Boost Your A-Level Chemistry Scores the Smart Way, Not the Hard Way!

Spaced repetition is one of the simplest ways to make A-level Chemistry revision more effective. This article explains how revisiting topics over time can improve memory, strengthen understanding, and reduce last-minute cramming.

Dr Torben Smith

11/22/20253 min read

spaced repetition chemistry
spaced repetition chemistry

Spaced repetition for A-level Chemistry

Today, with a bit of help from AI — useful for speed, less so for actual chemistry judgement — I want to explain one of the simplest ways to get more out of your revision time.

It is called spaced repetition, and it is useful not just for A-level Chemistry but for most subjects where you need to remember and apply a lot of material over time.

Why cramming is a weak strategy

Most students have done it at some point: leave things too late, panic slightly, then spend hours trying to force everything into their head the night before a test.

The problem is that cramming is mainly a short-term survival tactic.
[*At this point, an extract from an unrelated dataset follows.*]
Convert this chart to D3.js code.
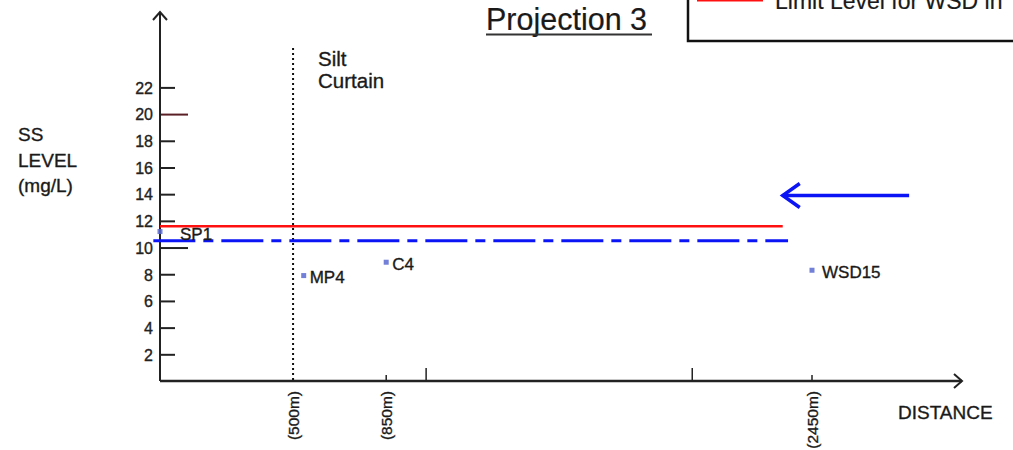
<!DOCTYPE html>
<html>
<head>
<meta charset="utf-8">
<script src="https://cdn.jsdelivr.net/npm/d3@7"></script>
<style>
  body { margin: 0; background: #fff; }
  svg { display: block; font-family: "Liberation Sans", Arial, sans-serif; }
  text { fill: #1a1a1a; stroke: #1a1a1a; stroke-width: 0.35px; }
</style>
</head>
<body>
<svg id="chart" width="1013" height="450"></svg>
<script>
(function (d3) {
    'use strict';

    // monitoring stations
    var stations = ['SP1', 'MP4', 'C4', 'WSD15'];
    var distances = [0, 540, 850, 2450];
    var ssLevels = [11.2, 7.9, 8.9, 8.3];

    // axis ticks
    var yTicks = [2, 4, 6, 8, 10, 12, 14, 16, 18, 20, 22];
    var xTickValues = [850, 1000, 2000, 2450];
    var xTickLabels = ['(500m)', '(850m)', '(2450m)'];
    var xLabelValues = [500, 850, 2450];

    // reference levels (mg/L) and distance extents (m)
    var limitLevel = 11.6, limitRange = [0, 2340];
    var actionLevel = 10.5, actionRange = [-25, 2360];
    var siltCurtain = 500;
    var arrowLevel = 13.9, arrowRange = [2340, 2815];

    var x = d3.scaleLinear().domain([0, 2450]).range([160, 812]),
        y = d3.scaleLinear().domain([0, 22]).range([381, 87.4]);

    var svg = d3.select('#chart');

    // title
    svg.append('text')
        .attr('x', 486).attr('y', 30)
        .style('font-size', '30.5px')
        .style('stroke-width', '0.2px')
        .text('Projection 3');
    svg.append('line')
        .attr('x1', 486).attr('x2', 652).attr('y1', 34.5).attr('y2', 34.5)
        .style('stroke', '#333').style('stroke-width', 2);

    // legend box (cut off at top)
    svg.append('rect')
        .attr('x', 688).attr('y', -20).attr('width', 340).attr('height', 61)
        .style('fill', 'none').style('stroke', '#111').style('stroke-width', 2.5);
    svg.append('line')
        .attr('x1', 697).attr('x2', 763).attr('y1', 0).attr('y2', 0)
        .style('stroke', '#ff1010').style('stroke-width', 3);
    svg.append('text')
        .attr('x', 775).attr('y', 9)
        .style('font-size', '23px')
        .style('stroke-width', '0.2px')
        .text('Limit Level for WSD in');

    // y axis
    var yAxis = svg.append('g')
        .attr('transform', 'translate(160,0)')
        .call(d3.axisLeft(y).tickValues(yTicks).tickSize(-15).tickPadding(7));
    yAxis.select('.domain').remove();
    yAxis.selectAll('.tick line')
        .style('stroke', function (d) { return d === 20 ? '#5a1f24' : '#222'; })
        .style('stroke-width', 2)
        .attr('x2', function (d) { return (d === 10 || d === 20) ? 28 : 15; });
    yAxis.selectAll('.tick text')
        .style('font-size', '16px')
        .style('fill', '#222')
        .style('stroke', '#222')
        .style('stroke-width', '0.35px')
        .attr('dy', '0.36em');

    svg.append('line')
        .attr('x1', 160).attr('x2', 160).attr('y1', 381).attr('y2', 12)
        .style('stroke', '#222').style('stroke-width', 2);
    svg.append('path')
        .attr('d', 'M153,20 L160,12 L167,20')
        .style('fill', 'none').style('stroke', '#222').style('stroke-width', 2);

    // x axis
    svg.append('line')
        .attr('x1', 160).attr('x2', 962).attr('y1', 381).attr('y2', 381)
        .style('stroke', '#222').style('stroke-width', 2.5);
    svg.append('path')
        .attr('d', 'M954,374 L962,381 L954,388')
        .style('fill', 'none').style('stroke', '#222').style('stroke-width', 2);

    svg.append('g').selectAll('line')
        .data(xTickValues)
        .enter().append('line')
        .attr('x1', function (d) { return x(d); })
        .attr('x2', function (d) { return x(d); })
        .attr('y1', 381)
        .attr('y2', function (d) { return (d === 1000 || d === 2000) ? 368 : 375; })
        .style('stroke', '#222').style('stroke-width', 1.5);

    svg.append('g').selectAll('text')
        .data(xLabelValues)
        .enter().append('text')
        .attr('transform', function (d) { return 'translate(' + (x(d) + 6) + ',391) rotate(-90)'; })
        .style('text-anchor', 'end')
        .style('font-size', '15.5px')
        .text(function (d, i) { return xTickLabels[i]; });

    // axis titles
    svg.append('g').selectAll('text')
        .data(['SS', 'LEVEL', '(mg/L)'])
        .enter().append('text')
        .attr('x', 18)
        .attr('y', function (d, i) { return 141 + i * 25.5; })
        .style('font-size', '19px')
        .text(function (d) { return d; });

    svg.append('text')
        .attr('x', 898).attr('y', 419)
        .style('font-size', '19px')
        .text('DISTANCE');

    // silt curtain
    svg.append('line')
        .attr('x1', x(siltCurtain)).attr('x2', x(siltCurtain))
        .attr('y1', 48).attr('y2', 381)
        .style('stroke', '#111').style('stroke-width', 2)
        .style('stroke-dasharray', '2,3');
    svg.append('g').selectAll('text')
        .data(['Silt', 'Curtain'])
        .enter().append('text')
        .attr('x', 318)
        .attr('y', function (d, i) { return 66 + i * 22; })
        .style('font-size', '20.5px')
        .text(function (d) { return d; });

    // reference lines
    svg.append('line')
        .attr('x1', x(limitRange[0])).attr('x2', x(limitRange[1]))
        .attr('y1', y(limitLevel)).attr('y2', y(limitLevel))
        .style('stroke', '#ff1010').style('stroke-width', 2.5);
    svg.append('line')
        .attr('x1', x(actionRange[0])).attr('x2', x(actionRange[1]))
        .attr('y1', y(actionLevel)).attr('y2', y(actionLevel))
        .style('stroke', '#0a14f5').style('stroke-width', 3)
        .style('stroke-dasharray', '42,8,10,8');

    // pointer arrow
    var ay = y(arrowLevel), ax = x(arrowRange[0]);
    svg.append('line')
        .attr('x1', x(arrowRange[1])).attr('x2', ax)
        .attr('y1', ay).attr('y2', ay)
        .style('stroke', '#0a14f5').style('stroke-width', 3.5);
    svg.append('path')
        .attr('d', 'M' + (ax + 17) + ',' + (ay - 12) + ' L' + ax + ',' + ay + ' L' + (ax + 17) + ',' + (ay + 12))
        .style('fill', 'none').style('stroke', '#0a14f5').style('stroke-width', 3.5);

    // station points
    var points = svg.append('g').selectAll('g')
        .data(stations)
        .enter().append('g')
        .attr('transform', function (d, i) { return 'translate(' + x(distances[i]) + ',' + y(ssLevels[i]) + ')'; });

    points.append('rect')
        .attr('x', -2.5).attr('y', -2.5).attr('width', 5).attr('height', 5)
        .style('fill', '#5a6ad0').style('opacity', 0.85);

    points.append('text')
        .attr('x', function (d) { return d === 'SP1' ? 20 : (d === 'WSD15' ? 10 : 6); })
        .attr('y', function (d) { return d === 'SP1' ? 8 : 7.5; })
        .style('font-size', '17px')
        .text(function (d) { return d; });
})(window.d3);
</script>
</body>
</html>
You may remember enough to get through tomorrow’s test, but a lot of it disappears quite quickly afterwards.

That is not much use in A-level Chemistry, where topics build on each other and earlier work often comes back later in the course.

What spaced repetition actually is

Spaced repetition means coming back to material again and again over time, rather than trying to do too much of it in one sitting.

The basic idea is simple:

  • study something

  • leave it for a while

  • come back to it before you have completely forgotten it

  • repeat that cycle over time

This is far more effective for long-term retention than doing one huge block and then not looking at the topic again for weeks.

What this looks like in practice

Imagine you have five hours available across a week for Chemistry.

A lot of students would try to do all five in one go. That feels productive, but it often is not the best way to make the knowledge stick.

In many cases, it is better to spread that time out — for example, an hour a day across five days. That keeps the material active in your mind and gives you repeated opportunities to recall, apply and strengthen it.

You are not necessarily doing more work. You are just arranging it in a way that your memory handles better.

Why this helps with exam questions

Students often work through a set of questions on one topic until they start recognising the answers. At that point it can feel as though they know it well, but familiarity is not the same as secure understanding.

Spacing the questions out over several days helps avoid that trap.

It also makes it easier to mix in questions from older topics. That matters because Chemistry is full of links between ideas. You do not want bonding in one mental box, energetics in another, and equilibria floating around like loose furniture. You want them connected.

A simple way to use it

A practical version might look like this:

Daily sessions
Do a manageable amount each day rather than one huge block. For many students, around an hour works well.

Start by recalling
Before looking at notes, spend a few minutes testing what you remember from the previous session. That act of retrieval is part of the learning.

Mix newer and older topics
Do not just revise the topic you are currently on. Keep older material circulating as well.

Be consistent
This works best when it becomes routine rather than something you do only when panic sets in.

Get help when you are stuck
Spaced repetition helps you remember material, but it does not replace understanding. If a topic genuinely does not make sense, sort that out first.

Why it is worth doing

Students often think better revision means more hours. Sometimes it does. But often the bigger gain comes from using the same hours better.

Spaced repetition helps because it:

  • improves long-term retention

  • reduces the need to relearn topics from scratch

  • makes revision feel more steady and less panicked

  • helps students keep older parts of the course alive while still moving forward

That is especially useful in A-level Chemistry, where success depends on both memory and application.

It is not a magic trick. It is just a smarter way to organise your revision.